Our view: HDFC AMC reported a weaker than expected performance led by sequential decline in yields despite favorable product mix, higher employee costs and fall in other income. Market share loss has continued but with fund performance improving, the company is hopeful of a recovery in market share going ahead. This coupled with our house view of strong equity market returns will lead to higher equity share driving revenue and profitability growth. ESOP costs will restrict margin expansion. Impact of higher employee costs has been offset by better AUM performance in Feb and March 2021. Resultantly, while there is no change in earnings for FY22, our FY23E earnings have been cut marginally by 2%. Valuations at FY23E P/E of 31.8x leaves limited room for upside. Retain ADD rating with a 1-year target of Rs3,245 (Rs3,302 earlier)
CON-CALL HIGHLIGHTS
- Outlook by Navneet Munoot: Joined on 16th Feb, 2021; very optimistic on the industry growth, all resources in place for HDFC AMC to outperform, aim to recover market share in equity and grow market share in debt, SIPs market share to improve significantly, improve presence in the B30, globally margins have been under pressure and shift to passive has happened, but India has a huge growth opportunity, In India margins of around 80bps in equity, 27-32bps in debt, 12-13bps in Money market, passive could drive lower margins
- Products: Presence in all core categories but gaps in passive strategy, thematic and sector funds, international funds. Over a period of time will fill these gaps. Q1 Banking fund to be launched.
- COVID impact: Second wave has impacted business to some extent but preparedness has been much better in terms of digital presence
- Passive strategy: 80%+ of the funds dominated by AUM 2 AMCs, PSU Debt ETF and govt disinvestment, launching new products in the segment in the near term, size of index funds is Rs15000crs 30% market share in this, filed for Nifty Next50 fund with regulator
- Fintechs: Paytm, ET Money, Groww, have been growing very well.
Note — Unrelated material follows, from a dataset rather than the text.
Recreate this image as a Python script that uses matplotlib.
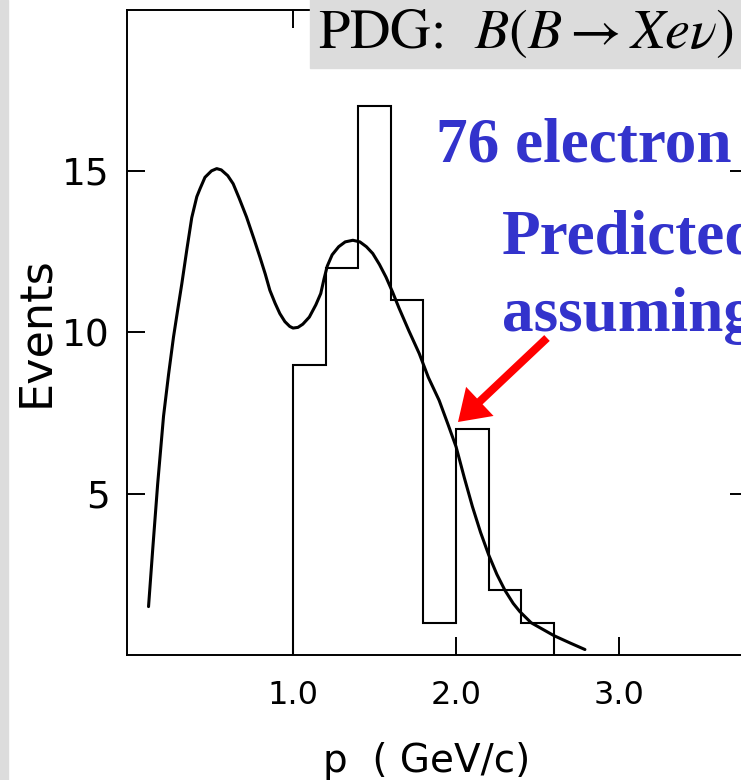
import matplotlib
matplotlib.use("Agg")
import matplotlib.pyplot as plt
from matplotlib.patches import Rectangle, FancyArrow
from matplotlib.transforms import Affine2D

# ---- data ----
bin_edges = [1.0, 1.2, 1.4, 1.6, 1.8, 2.0, 2.2, 2.4, 2.6]
bin_counts = [9, 12, 17, 11, 1, 7, 2, 1]

curve_p = [0.114, 0.14, 0.17, 0.206, 0.237, 0.267, 0.293, 0.318, 0.35, 0.379,
           0.41, 0.43, 0.46, 0.5, 0.532, 0.56, 0.6, 0.633, 0.67, 0.715,
           0.76, 0.797, 0.83, 0.858, 0.89, 0.919, 0.95, 0.98, 1.0, 1.03,
           1.06, 1.10, 1.14, 1.17, 1.19, 1.21, 1.24, 1.28, 1.32, 1.367,
           1.41, 1.45, 1.489, 1.53, 1.57, 1.61, 1.65, 1.71, 1.774, 1.83,
           1.896, 1.95, 2.0, 2.05, 2.1, 2.15, 2.2, 2.25, 2.3, 2.35,
           2.39, 2.46, 2.53, 2.6, 2.7, 2.79]
curve_n = [1.5, 3.3, 5.3, 7.4, 8.7, 9.85, 10.7, 11.5, 12.6, 13.55,
           14.2, 14.45, 14.8, 15.0, 15.07, 15.03, 14.85, 14.6, 14.15, 13.57,
           12.9, 12.33, 11.8, 11.3, 10.9, 10.58, 10.33, 10.18, 10.13, 10.15,
           10.25, 10.47, 10.85, 11.2, 11.65, 12.05, 12.4, 12.65, 12.8, 12.85,
           12.8, 12.65, 12.44, 12.1, 11.71, 11.25, 10.75, 10.05, 9.34, 8.6,
           7.89, 7.15, 6.45, 5.5, 4.6, 3.8, 3.1, 2.5, 2.0, 1.6,
           1.35, 1.0, 0.8, 0.6, 0.37, 0.17]

x_ticks = [1.0, 2.0, 3.0]
x_ticklabels = ["1.0", "2.0", "3.0"]
y_ticks = [5, 10, 15]
y_ticklabels = ["5", "10", "15"]

W, H = 741, 780
fig = plt.figure(figsize=(W / 100, H / 100), dpi=100)
fig.patch.set_facecolor("white")
px = Affine2D().scale(1 / W, 1 / H) + fig.transFigure  # pixel coords, y up

# left grey strip
fig.add_artist(Rectangle((0, 0), 8, H, transform=px, color="#dcdcdc", zorder=1))

ax = fig.add_axes([127.5 / W, 125 / H, (748 - 127.5) / W, 645.5 / H])
ax.set_xlim(-0.015, 3.79)
ax.set_ylim(0, 20)

tick_font = ["DejaVu Sans"]
ax.stairs(bin_counts, bin_edges, baseline=0, color="black", lw=1.5)
ax.plot(curve_p, curve_n, color="black", lw=2.2, solid_capstyle="round",
        solid_joinstyle="round")

for s in ax.spines.values():
    s.set_linewidth(1.4)
ax.set_xticks(x_ticks)
ax.set_xticklabels(x_ticklabels, family=tick_font, fontsize=23)
ax.set_yticks(y_ticks)
ax.set_yticklabels(y_ticklabels, family=tick_font, fontsize=27)
ax.tick_params(axis="both", direction="in", length=13, width=1.4,
               top=True, right=True)
ax.tick_params(axis="x", pad=18)
ax.tick_params(axis="y", pad=13)

# axis labels
fig.text(36 / W, (780 - 332) / H, "Events", rotation=90, ha="center",
         va="center", fontsize=32, family="DejaVu Sans")
fig.text(427 / W, (780 - 772) / H, "p  ( GeV/c)", ha="center",
         va="baseline", fontsize=28, family="DejaVu Sans")

# grey PDG box
fig.add_artist(Rectangle((310, H - 68), 440, 70, transform=px,
                         color="#dcdcdc", zorder=2))
plt.rcParams["mathtext.fontset"] = "stix"
fig.text(318 / W, (780 - 48) / H, r"PDG:  $B(B\rightarrow Xe\nu)$",
         fontsize=40.5, family="STIXGeneral", va="baseline", color="black",
         zorder=3)

# blue text
blue = "#3333cc"
for txt, x0, yb in [("76 electron", 436, 161), ("Predicted", 502, 253),
                    ("assuming", 502, 331)]:
    fig.text(x0 / W, (780 - yb) / H, txt, fontsize=45.5, fontweight="bold",
             family="Liberation Serif", color=blue, va="baseline", zorder=3)

# red arrow
tail = (547, 780 - 338)
tip = (458, 780 - 422)
fig.add_artist(FancyArrow(tail[0], tail[1], tip[0] - tail[0], tip[1] - tail[1],
                          width=8, head_width=40, head_length=30,
                          length_includes_head=True, transform=px,
                          color="#ff0000", lw=0, zorder=4))

fig.savefig("out.png", dpi=100)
In last 1-year one-third of the new investors addition have come from fintechs, 29 lakhs SIPs created by them, helping expand the market
- Strategy for fund performance: New FM strategy is different in style and valuations, new FMs are managing 15% of the assets, those products have started gaining traction
- Costs: Employee cost and other costs lower by 8% in FY21 led by reduction in business development and travel amongst others, large part of it would come back, Employee costs includes ESOP costs, part of it came in this year, Next fiscal will be highest and decline going ahead
- Essel NCDs: last year took a hit and this year first three quarters saw MTM gains as underlying value had increased, net net gain of about Rs85crs
- Resource addition: Opened 6 new branches and added 60 new employees taking total to 1254 employees
Shares of HDFC Asset Management Company Ltd was last trading in BSE at Rs.2863.15 as compared to the previous close of Rs. 2830.9. The total number of shares traded during the day was 21070 in over 1140 trades.
The stock hit an intraday high of Rs. 2880 and intraday low of 2832. The net turnover during the day was Rs. 60457324.